» What is needed: Write out, exactly and only, the lines that run from the top of the records to the line with "520, 500, 470]". Include both ends; exclude pictures.

Stored data entries
________

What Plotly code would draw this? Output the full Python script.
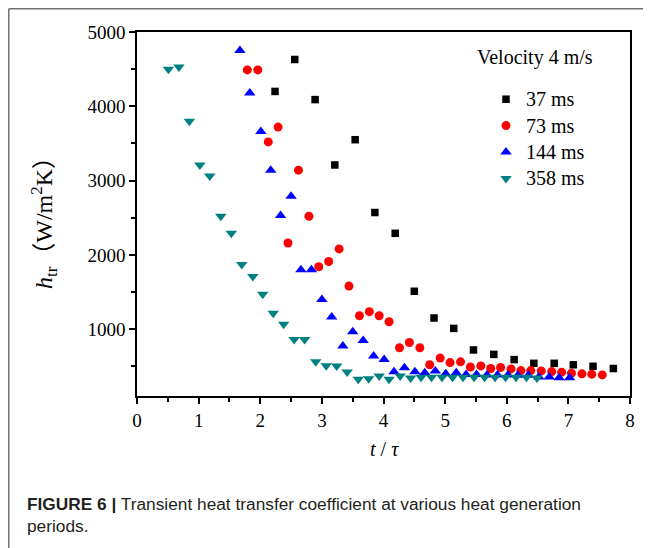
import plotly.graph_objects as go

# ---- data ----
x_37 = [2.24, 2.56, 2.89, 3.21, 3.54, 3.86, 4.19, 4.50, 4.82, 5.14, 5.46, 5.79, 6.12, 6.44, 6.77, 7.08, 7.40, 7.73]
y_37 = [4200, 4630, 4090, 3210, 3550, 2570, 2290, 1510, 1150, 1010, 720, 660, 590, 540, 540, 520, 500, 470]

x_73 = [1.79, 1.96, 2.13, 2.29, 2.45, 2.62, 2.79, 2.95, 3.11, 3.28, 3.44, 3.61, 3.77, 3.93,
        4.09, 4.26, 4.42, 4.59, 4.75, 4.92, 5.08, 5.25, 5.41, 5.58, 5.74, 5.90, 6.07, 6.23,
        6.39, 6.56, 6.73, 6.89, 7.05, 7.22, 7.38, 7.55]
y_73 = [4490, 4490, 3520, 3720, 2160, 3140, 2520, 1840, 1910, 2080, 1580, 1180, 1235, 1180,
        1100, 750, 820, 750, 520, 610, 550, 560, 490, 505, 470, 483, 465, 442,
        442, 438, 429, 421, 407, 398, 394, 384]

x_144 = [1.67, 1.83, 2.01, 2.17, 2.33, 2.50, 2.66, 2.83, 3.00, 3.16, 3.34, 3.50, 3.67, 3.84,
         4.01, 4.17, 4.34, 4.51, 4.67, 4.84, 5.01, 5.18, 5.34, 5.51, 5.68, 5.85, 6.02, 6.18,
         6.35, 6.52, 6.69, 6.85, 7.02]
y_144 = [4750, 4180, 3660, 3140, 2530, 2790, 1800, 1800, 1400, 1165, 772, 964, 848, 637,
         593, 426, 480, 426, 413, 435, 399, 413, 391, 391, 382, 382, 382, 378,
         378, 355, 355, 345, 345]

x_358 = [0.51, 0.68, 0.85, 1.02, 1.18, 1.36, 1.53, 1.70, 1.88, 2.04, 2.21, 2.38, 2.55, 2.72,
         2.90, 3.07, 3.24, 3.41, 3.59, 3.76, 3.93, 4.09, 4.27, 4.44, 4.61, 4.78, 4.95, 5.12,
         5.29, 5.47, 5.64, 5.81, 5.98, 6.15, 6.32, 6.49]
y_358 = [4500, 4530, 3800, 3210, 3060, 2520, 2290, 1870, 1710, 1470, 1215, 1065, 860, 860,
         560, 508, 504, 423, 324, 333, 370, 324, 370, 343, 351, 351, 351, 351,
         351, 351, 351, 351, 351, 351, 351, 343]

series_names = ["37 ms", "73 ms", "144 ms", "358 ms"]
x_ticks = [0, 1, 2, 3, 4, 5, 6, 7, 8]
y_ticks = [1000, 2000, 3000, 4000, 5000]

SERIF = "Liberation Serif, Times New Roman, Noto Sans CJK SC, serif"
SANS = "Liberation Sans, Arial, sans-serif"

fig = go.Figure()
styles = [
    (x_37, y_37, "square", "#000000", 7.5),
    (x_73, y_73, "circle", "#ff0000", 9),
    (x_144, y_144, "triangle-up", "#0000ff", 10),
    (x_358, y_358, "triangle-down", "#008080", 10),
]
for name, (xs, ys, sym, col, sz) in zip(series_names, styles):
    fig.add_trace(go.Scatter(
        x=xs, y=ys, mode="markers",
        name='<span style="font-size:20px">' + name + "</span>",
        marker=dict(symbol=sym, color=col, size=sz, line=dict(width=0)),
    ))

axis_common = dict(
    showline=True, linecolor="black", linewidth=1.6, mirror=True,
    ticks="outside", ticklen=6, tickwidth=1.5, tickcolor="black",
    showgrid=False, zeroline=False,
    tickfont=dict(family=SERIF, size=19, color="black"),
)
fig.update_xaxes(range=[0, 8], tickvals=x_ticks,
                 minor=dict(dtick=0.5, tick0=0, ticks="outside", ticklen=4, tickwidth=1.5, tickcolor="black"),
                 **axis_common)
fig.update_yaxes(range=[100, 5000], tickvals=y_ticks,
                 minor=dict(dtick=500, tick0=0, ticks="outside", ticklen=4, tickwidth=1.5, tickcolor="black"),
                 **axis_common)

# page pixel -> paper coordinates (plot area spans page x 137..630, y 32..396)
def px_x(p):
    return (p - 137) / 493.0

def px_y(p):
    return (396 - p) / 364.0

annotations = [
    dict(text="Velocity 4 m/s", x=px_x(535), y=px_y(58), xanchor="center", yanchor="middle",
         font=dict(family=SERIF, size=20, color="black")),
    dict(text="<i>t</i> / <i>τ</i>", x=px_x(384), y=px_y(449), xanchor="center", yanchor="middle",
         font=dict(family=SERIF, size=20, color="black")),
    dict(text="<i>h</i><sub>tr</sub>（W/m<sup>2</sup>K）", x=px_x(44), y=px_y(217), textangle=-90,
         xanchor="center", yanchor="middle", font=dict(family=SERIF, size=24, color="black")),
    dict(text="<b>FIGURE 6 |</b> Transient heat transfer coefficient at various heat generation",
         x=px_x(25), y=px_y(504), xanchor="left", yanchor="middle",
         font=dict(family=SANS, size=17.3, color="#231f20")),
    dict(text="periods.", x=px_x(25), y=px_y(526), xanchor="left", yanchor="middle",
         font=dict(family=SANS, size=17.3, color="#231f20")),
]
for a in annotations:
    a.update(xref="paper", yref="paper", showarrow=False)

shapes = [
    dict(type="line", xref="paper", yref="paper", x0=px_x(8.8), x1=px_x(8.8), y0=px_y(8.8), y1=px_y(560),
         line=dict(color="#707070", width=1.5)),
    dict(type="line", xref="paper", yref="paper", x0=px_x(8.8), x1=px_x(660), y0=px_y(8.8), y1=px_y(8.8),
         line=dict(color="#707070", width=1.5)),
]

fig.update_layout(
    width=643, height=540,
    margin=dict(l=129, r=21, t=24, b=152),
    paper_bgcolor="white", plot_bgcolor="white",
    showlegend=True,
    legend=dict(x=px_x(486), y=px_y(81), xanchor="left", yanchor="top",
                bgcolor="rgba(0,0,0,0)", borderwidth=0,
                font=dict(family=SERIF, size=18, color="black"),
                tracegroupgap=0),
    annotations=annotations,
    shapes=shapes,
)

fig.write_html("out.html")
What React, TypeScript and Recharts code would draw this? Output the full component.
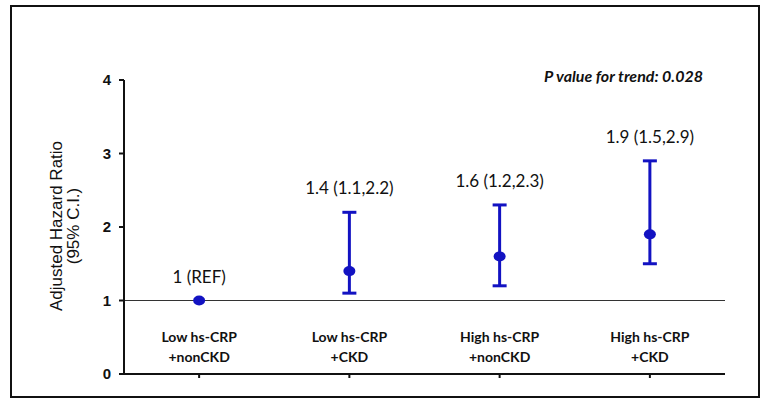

________

» Response for this exercise:
What Plotly code would draw this? Output the full Python script.
import plotly.graph_objects as go

# ---- data ----
x_37 = [2.24, 2.56, 2.89, 3.21, 3.54, 3.86, 4.19, 4.50, 4.82, 5.14, 5.46, 5.79, 6.12, 6.44, 6.77, 7.08, 7.40, 7.73]
y_37 = [4200, 4630, 4090, 3210, 3550, 2570, 2290, 1510, 1150, 1010, 720, 660, 590, 540, 540, 520, 500, 470]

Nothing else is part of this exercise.